Joyfulness, an Objective Property of the Clear Blue Sky

I have often said to colleagues and friends that I don't believe in Ockham's Razor (AKA the Principle of Parsimony)--that is, the principle that one should not posit more explanatory principles for experience or evidence than is necessary. I suppose this isn't really true; I believe the principle, but I just think that our experience requires a vast number of explanatory principles. I think that the world contains a great plenitude of beings, properties, principles, and so forth, many more than most metaphysicians are willing to posit.

In his Aesthetics, Dietrich von Hildebrand, another very non-reductionistic metaphysician, calls the reader's attention to many phenomena which most philosophers have tried to explain away, but which he thinks cannot be so reduced. Among these are phenomena like the joyfulness of the clear blue sky. To look at the sky on a bright day is to see it as bearing a quality of joyfulness, of "festive splendor". Hildebrand contends (through a description of experience; this may not be the sort of thing that can be deductively argued for) that this is an experience of a property in the sky. It is not a projection of one's own joy, or an experience of the blue sky causing joy, for one can see this joyfulness of the sky when one is in a foul mood. It is not a habitual association of the blue sky with a feeling of joy, nor is it a personification of the sky.

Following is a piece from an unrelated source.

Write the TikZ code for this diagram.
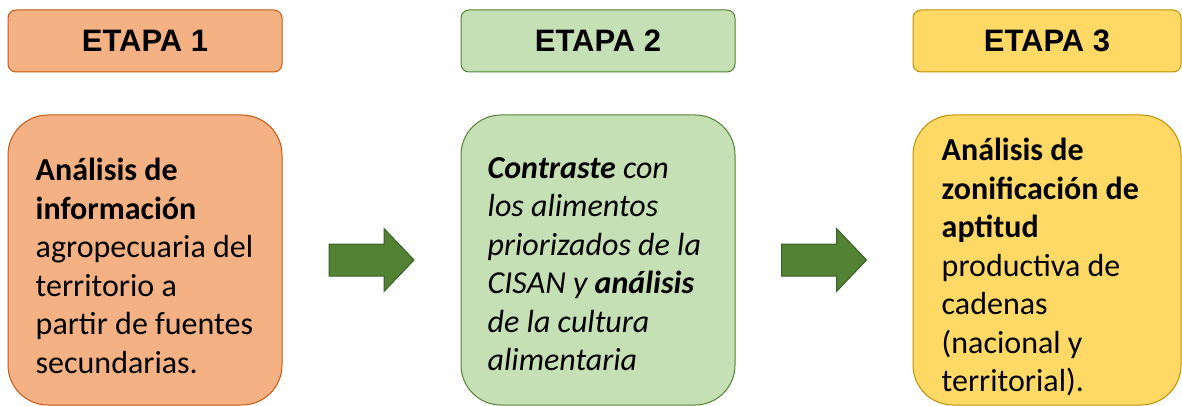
\documentclass[tikz,border=0pt]{standalone}
\usepackage{fontspec}
\setmainfont{Carlito}
\newfontfamily\etapafont{Liberation Sans}
\usetikzlibrary{positioning,calc}
\definecolor{naranja}{HTML}{F4B183}
\definecolor{bordenaranja}{HTML}{C55A11}
\definecolor{verde}{HTML}{C5E0B4}
\definecolor{bordeverde}{HTML}{548235}
\definecolor{amarillo}{HTML}{FFD966}
\definecolor{bordeamarillo}{HTML}{BF9000}
\definecolor{verdeflecha}{HTML}{548235}
\definecolor{bordeflecha}{HTML}{3B5E25}
\begin{document}
\begin{tikzpicture}[x=1pt,y=-1pt,
    encabezado/.style 2 args={fill=#1,draw=#2,line width=1pt,rounded corners=8pt,
        minimum width=274pt,minimum height=62pt,inner sep=0pt,
        font=\etapafont\bfseries\fontsize{31}{36}\selectfont},
    cuerpo/.style 2 args={fill=#1,draw=#2,line width=1pt,rounded corners=40pt,
        minimum width=274pt,minimum height=290pt,inner sep=0pt},
    texto/.style={anchor=west,align=left,inner sep=0pt,font=\fontsize{32}{38.5}\selectfont},
    flecha/.style={fill=verdeflecha,draw=bordeflecha,line width=1pt}]
    \useasboundingbox (0,0) rectangle (1182,406);
    % encabezados
    \node[encabezado={naranja}{bordenaranja}] (etapa1) at (145,41) {ETAPA 1};
    \node[encabezado={verde}{bordeverde}] (etapa2) at (598,41) {ETAPA 2};
    \node[encabezado={amarillo}{bordeamarillo},minimum width=268pt] (etapa3) at (1047,41) {ETAPA 3};
    % cajas
    \node[cuerpo={naranja}{bordenaranja}] (caja1) at (145,260) {};
    \node[cuerpo={verde}{bordeverde}] (caja2) at (598,260) {};
    \node[cuerpo={amarillo}{bordeamarillo},minimum width=268pt] (caja3) at (1047,260) {};
    \node[texto,yshift=-6pt] (texto1) at ([xshift=28pt]caja1.west)
        {\textbf{Análisis de}\\\textbf{información}\\agropecuaria del\\territorio a\\partir de fuentes\\secundarias.};
    \node[texto,yshift=-4pt,font=\itshape\fontsize{32}{38.5}\selectfont] (texto2) at ([xshift=27pt]caja2.west)
        {\textbf{Contraste} con\\los alimentos\\priorizados de la\\CISAN y \textbf{análisis}\\de la cultura\\alimentaria};
    \node[texto,yshift=-7pt] (texto3) at ([xshift=29pt]caja3.west)
        {\textbf{Análisis de}\\\textbf{zonificación de}\\\textbf{aptitud}\\productiva de\\cadenas\\(nacional y\\territorial).};
    % flechas
    \foreach \a/\b in {caja1/caja2,caja2/caja3}
        \draw[flecha,shift={($(\a.east)!.5!(\b.west)$)}] (-42.5,-16) -- (12.5,-16) -- (12.5,-31.5)
            -- (42.5,0) -- (12.5,31.5) -- (12.5,16) -- (-42.5,16) -- cycle;
\end{tikzpicture}
\end{document}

Indeed, as Hildebrand astutely contends, any personification of the sky (with a personage such as Jupiter, bringer of jollity) presupposes that one has grasped this quality of the sky. The sky, with this particular coloring, bears this quality, this value. And other features of nature--a desolate cliffside, a field of flowers, a glowering sky--likewise bear objective qualities pertaining to certain feelings. The features of nature do not consciously have these feelings, but they present themselves as bearing qualities corresponding to these feelings. This is, at any rate, the way the world presents itself to us.

Phenomenologically (that is, as an account of our experience), this is surely right. But what should one say about what there really is behind our experience? The parsimonious metaphysician or the naturalistic scientist will reject the claim that there is a real, objective property of joyfulness inhering in the sky. This experience can surely, it will be contended, be explained in terms of the person's interaction with the causal influence of nature. Furthermore, it will be said, there is no such real entity as the blue sky; the appearance that we call the sky can be reduced to other entities: light waves, the constituents of the atmosphere, and so forth.

This is precisely where I balk at the principle of parsimony. For this seems to me entirely wrong. The sky--the glorious dome of heaven, the firmament--is, I hold with every fiber of my being, not reducible, in its full entity, to atoms and waves. Its phenomenality, the way that it shows up in the experience of person, its sacramentality, its poetic and aesthetic value--all these belong to what the sky genuinely is, no less (nay, more) than its physical structure and causes. The metaphysician cannot privilege the naturalistic worldview; no, the metaphysician, the one who seeks to understand reality as it most fundamentally is, must find a place in his system for everything that shows up in the genuine, objective experience of persons.

Toward the end of The Voyage of the Dawn Treader, the protagonists meet Ramandu, a "star at rest," a star that has come down to earth to rest a while before resuming his place in the heavens. Eustace, a recovering naturalist, observes that in our world "a star is a huge ball of flaming gas." Ramandu corrects him: "Even in your world, my son, that is not what a star is, but only what it is made of." The form of a thing, its true reality, its rich panoply of values and properties, observable by and made for persons, utterly exceeds (but does not leave behind nor denigrate) its matter.

I seek to develop a metaphysics that has room for all these things--physical forces and atoms, yes, but also objective values of beauty, vitality, even joyfulness in inanimate things. It is well to be reminded of the richness of reality, and it is well to hold that this richness is irreducible to anything else, and that is all made for human beings.

This last week, I read Wendell Berry's essay "The Loss of the University." Berry contends that a great problem in contemporary education is that, following Coleridge, we suspend our disbelief when we read the Iliad or the Divine Comedy or whatever. Rather, we should believe, that we might not only learn about these poems, but learn from them, living with the poem "as a piece of evidence that reality may be larger than we thought." Like C.S. Lewis, we must indeed have "some manner of belief" in the Homeric gods. To do less is to set aside some portion of our genuine experience of objective reality, of what is given to us from out there, of what is really real, in favor of safe and defensible, but reduced, account of reality. Joy shines down from the clear blue sky, and terror from the stormy one. This is not my personalizing of inert and neutral matter; it is a glory for persons shining forth from a matter ever laden with value. It is a world that is a message from a Trinity of Persons to other persons, and that is imbued with further persons' messages, a world that invites us, as today's Collect said, to be lovers of God in all things and above all things.